Monday, 28 September 2009

Prejudice as accepted fact

Sunny at Liberal Conspiracy comments on the recent controversy over Andrew Marr's questioning of Gordon Brown. [don't read the comments]

Andrew Marr, for the BBC, asked:

A lot of people in this country use prescription painkillers and pills to help them get through; are you one of those people?

The Prime Minister, unsurprisingly, refused to answer the question.

Sunny criticises the way that this "legitimised a smear" that's been going around for ages, but I think this misses the point.

The most irritating thing is that the entire controversy over it is based on a very dangerous chain of illogic. There have been plenty of people leaping in to deny that Gordon Brown takes painkillers, and to criticise the people who've suggested it.
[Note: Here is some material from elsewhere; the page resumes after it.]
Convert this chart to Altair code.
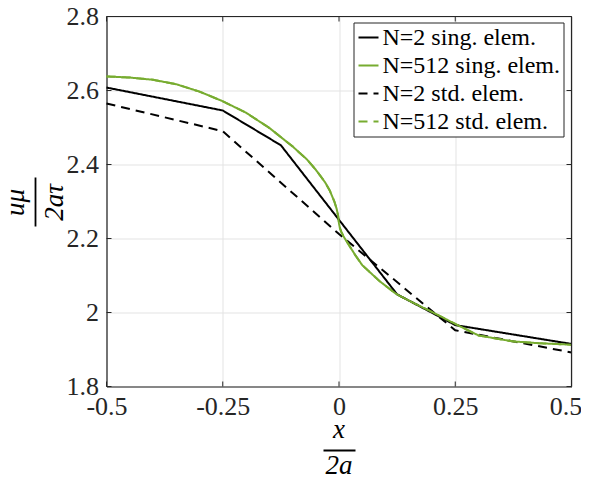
import altair as alt
import pandas as pd

# ---- data ----
series_names = ["N=2 sing. elem.", "N=512 sing. elem.", "N=2 std. elem.", "N=512 std. elem."]

n2_sing_x = [-0.5, -0.25, -0.125, 0.125, 0.25, 0.5]
n2_sing_y = [2.608, 2.546, 2.452, 2.049, 1.966, 1.915]

n2_std_x = [-0.5, -0.25, 0.0, 0.25, 0.5]
n2_std_y = [2.565, 2.490, 2.212, 1.952, 1.892]

n512_x = [-0.5, -0.45, -0.4, -0.35, -0.3, -0.25, -0.2, -0.15, -0.1, -0.07, -0.05, -0.03,
          -0.02, -0.01, -0.005, -0.002, 0.0, 0.002, 0.005, 0.01, 0.02, 0.035, 0.05, 0.087,
          0.123, 0.16, 0.21, 0.25, 0.3, 0.373, 0.43, 0.5]
n512_sing_y = [2.638, 2.635, 2.629, 2.617, 2.597, 2.571, 2.540, 2.499, 2.449, 2.415, 2.386,
               2.352, 2.330, 2.300, 2.280, 2.262, 2.240, 2.228, 2.218, 2.205, 2.185, 2.155,
               2.128, 2.085, 2.050, 2.026, 1.995, 1.969, 1.938, 1.922, 1.917, 1.913]
n512_std_y = list(n512_sing_y)

x_ticks = [-0.5, -0.25, 0, 0.25, 0.5]
y_ticks = [1.8, 2.0, 2.2, 2.4, 2.6, 2.8]

y_title_num, y_title_den = ["uμ"], ["2aτ"]
x_title_num, x_title_den = ["x"], ["2a"]

# ---- table ----
rows = []
for name, xs, ys in [
    (series_names[2], n2_std_x, n2_std_y),
    (series_names[3], n512_x, n512_std_y),
    (series_names[0], n2_sing_x, n2_sing_y),
    (series_names[1], n512_x, n512_sing_y),
]:
    for i, (a, b) in enumerate(zip(xs, ys)):
        rows.append({"series": name, "x": a, "y": b, "i": i})
df = pd.DataFrame(rows)

W, H = 465, 370
SERIF = "Liberation Serif"
DARK = "#262626"
GREEN = "#77AC30"
GRID = "#e3e3e3"

xscale = alt.Scale(domain=[-0.5, 0.5], nice=False, zero=False)
yscale = alt.Scale(domain=[1.8, 2.8], nice=False, zero=False)

legend = alt.Legend(
    title=None, orient="none", legendX=247, legendY=6,
    symbolType="stroke", symbolSize=400, symbolStrokeWidth=2,
    labelFont=SERIF, labelFontSize=24, labelColor="#000000", labelLimit=0,
    labelOffset=2, rowPadding=4, padding=3,
    strokeColor=DARK, fillColor="#ffffff", symbolOffset=0,
)

xlab = "datum.value < 0 ? '-' + format(-datum.value, '.2~f') : format(datum.value, '.2~f')"
ylab = "format(datum.value, '.1~f')"

lines = alt.Chart(df).mark_line(strokeWidth=2).encode(
    x=alt.X("x:Q", scale=xscale,
            axis=alt.Axis(values=x_ticks, title=None, ticks=False, labelPadding=7,
                          labelFlush=False, labelOverlap=False,
                          labelFont=SERIF, labelFontSize=26, labelColor=DARK,
                          domainColor=DARK, domainWidth=1.2, gridColor=GRID, gridWidth=1,
                          labelOffset={"condition": {"test": "datum.value >= 0.5", "value": -6},
                                       "value": 0},
                          labelExpr=xlab)),
    y=alt.Y("y:Q", scale=yscale,
            axis=alt.Axis(values=y_ticks, title=None, ticks=False, labelPadding=8,
                          labelOverlap=False,
                          labelFont=SERIF, labelFontSize=26, labelColor=DARK,
                          domainColor=DARK, domainWidth=1.2, gridColor=GRID, gridWidth=1,
                          labelExpr=ylab)),
    color=alt.Color("series:N", scale=alt.Scale(domain=series_names,
                    range=["#000000", GREEN, "#000000", GREEN]), legend=legend),
    strokeDash=alt.StrokeDash("series:N", scale=alt.Scale(domain=series_names,
                    range=[[1, 0], [1, 0], [9, 6], [9, 6]]), legend=legend),
    order="i:Q",
    detail="series:N",
)

xt = pd.DataFrame({"xt": x_ticks})
yt = pd.DataFrame({"yt": y_ticks})
tick_style = dict(color=DARK, strokeWidth=1)
ticks_bottom = alt.Chart(xt).mark_rule(**tick_style).encode(
    x=alt.X("xt:Q", scale=xscale), y=alt.value(H), y2=alt.value(H - 5))
ticks_top = alt.Chart(xt).mark_rule(**tick_style).encode(
    x=alt.X("xt:Q", scale=xscale), y=alt.value(0), y2=alt.value(5))
ticks_left = alt.Chart(yt).mark_rule(**tick_style).encode(
    y=alt.Y("yt:Q", scale=yscale), x=alt.value(0), x2=alt.value(5))
ticks_right = alt.Chart(yt).mark_rule(**tick_style).encode(
    y=alt.Y("yt:Q", scale=yscale), x=alt.value(W), x2=alt.value(W - 5))

# top and right frame edges
frame_top = alt.Chart(pd.DataFrame({"t": x_title_num})).mark_rule(color=DARK, strokeWidth=1.2).encode(
    x=alt.value(0), x2=alt.value(W), y=alt.value(0))
frame_right = alt.Chart(pd.DataFrame({"t": x_title_num})).mark_rule(color=DARK, strokeWidth=1.2).encode(
    x=alt.value(W), y=alt.value(0), y2=alt.value(H))

math_style = dict(font=SERIF, fontStyle="italic", fontSize=27, color="#000000",
                  align="center", baseline="middle")

ynum = alt.Chart(pd.DataFrame({"t": y_title_num})).mark_text(angle=270, **math_style).encode(
    text="t:N", x=alt.value(-91), y=alt.value(H / 2 + 1))
yden = alt.Chart(pd.DataFrame({"t": y_title_den})).mark_text(angle=270, **math_style).encode(
    text="t:N", x=alt.value(-52), y=alt.value(H / 2 + 1))
ybar = alt.Chart(pd.DataFrame({"t": y_title_num})).mark_rule(color="#000000", strokeWidth=1.8).encode(
    x=alt.value(-71), y=alt.value(161), y2=alt.value(210))

xnum = alt.Chart(pd.DataFrame({"t": x_title_num})).mark_text(**math_style).encode(
    text="t:N", x=alt.value(W / 2), y=alt.value(413))
xden = alt.Chart(pd.DataFrame({"t": x_title_den})).mark_text(**math_style).encode(
    text="t:N", x=alt.value(W / 2), y=alt.value(449))
xbar = alt.Chart(pd.DataFrame({"t": x_title_num})).mark_rule(color="#000000", strokeWidth=1.8).encode(
    x=alt.value(217), x2=alt.value(249), y=alt.value(434))

# invisible frame that fixes the layout bounds
bounds = alt.Chart(pd.DataFrame({"t": x_title_num})).mark_rule(opacity=0, strokeWidth=1).encode(
    x=alt.value(-106), x2=alt.value(W + 13), y=alt.value(-14), y2=alt.value(H + 100))

chart = alt.layer(
    lines, ticks_bottom, ticks_top, ticks_left, ticks_right, frame_top, frame_right,
    ynum, yden, ybar, xnum, xden, xbar, bounds,
).properties(
    width=W, height=H,
    padding={"left": -7.5, "top": -5.5, "right": -3.5, "bottom": -11.5},
)

chart.save("out.html", embed_options={"renderer": "svg", "actions": False})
This is entirely expected, all part of politics, etc. What's getting lost in this is that it shouldn't be an issue in the first place.

In the 2008 US Presidential campaign, Barack Obama was accused by his opponents of being "a Muslim". This was denied strongly and repeatedly refuted by numerous people - but very few people thought to add - or start with - "and so what if he is?". Colin Powell is the only major US political figure I can remember raising that point, though there may have been others.

It's the same issue here - Andrew Marr was undoubtedly entirely in the wrong to ask a question about Brown's medical history: there are very few questions a journalist can ask about anyone's medical history, and none of those possibilities applied here.

The rumours that have been started about Brown's medical history and mental health are undoubtedly intended by their initiators as smears. They really shouldn't be - it should be as pointless a question as "So, I hear you ate a carrot yesterday, Prime Minister. Could you confirm or deny this rumour?"

It works as a 'smear' because enough people vaguely believe a variation on one of these two clearly false statements:

  • People with chronic pain should not be Prime Minister. Our Prime Minister needs to be an idealised specimen of humanity (and, you know, straight, white, male, and other defaults would be good, while you're at it)
  • People with chronic pain should not take medication for it, and doing so makes them unsuitable to be Prime Minister

You can substitute for chronic pain any of the other numerous mental health problems people have suggested Brown might have (most commonly depression, something which the generally popular and successful Prime Minister Churchill also lived with). I'd certainly rather any politician with health problems, mental or physical, was receiving appropriate treatment for those problems. Laurie at Penny Red covered this well the last time it came up (which, note the post dates, was 3 weeks ago...). Going back a bit further, Charles Kennedy was forced to resign as leader of the Liberal Democrats over his alcholism, and has since been replaced by various people who are neither as competent nor as popular with the public. Good going there, Lib Dems.

The people responding to this and criticising the "legitimisation of a smear" need to be more careful not to legitimise the idea that it would be bad if it was true while they're at it. Breaking that illogic is the only long-term way out of this.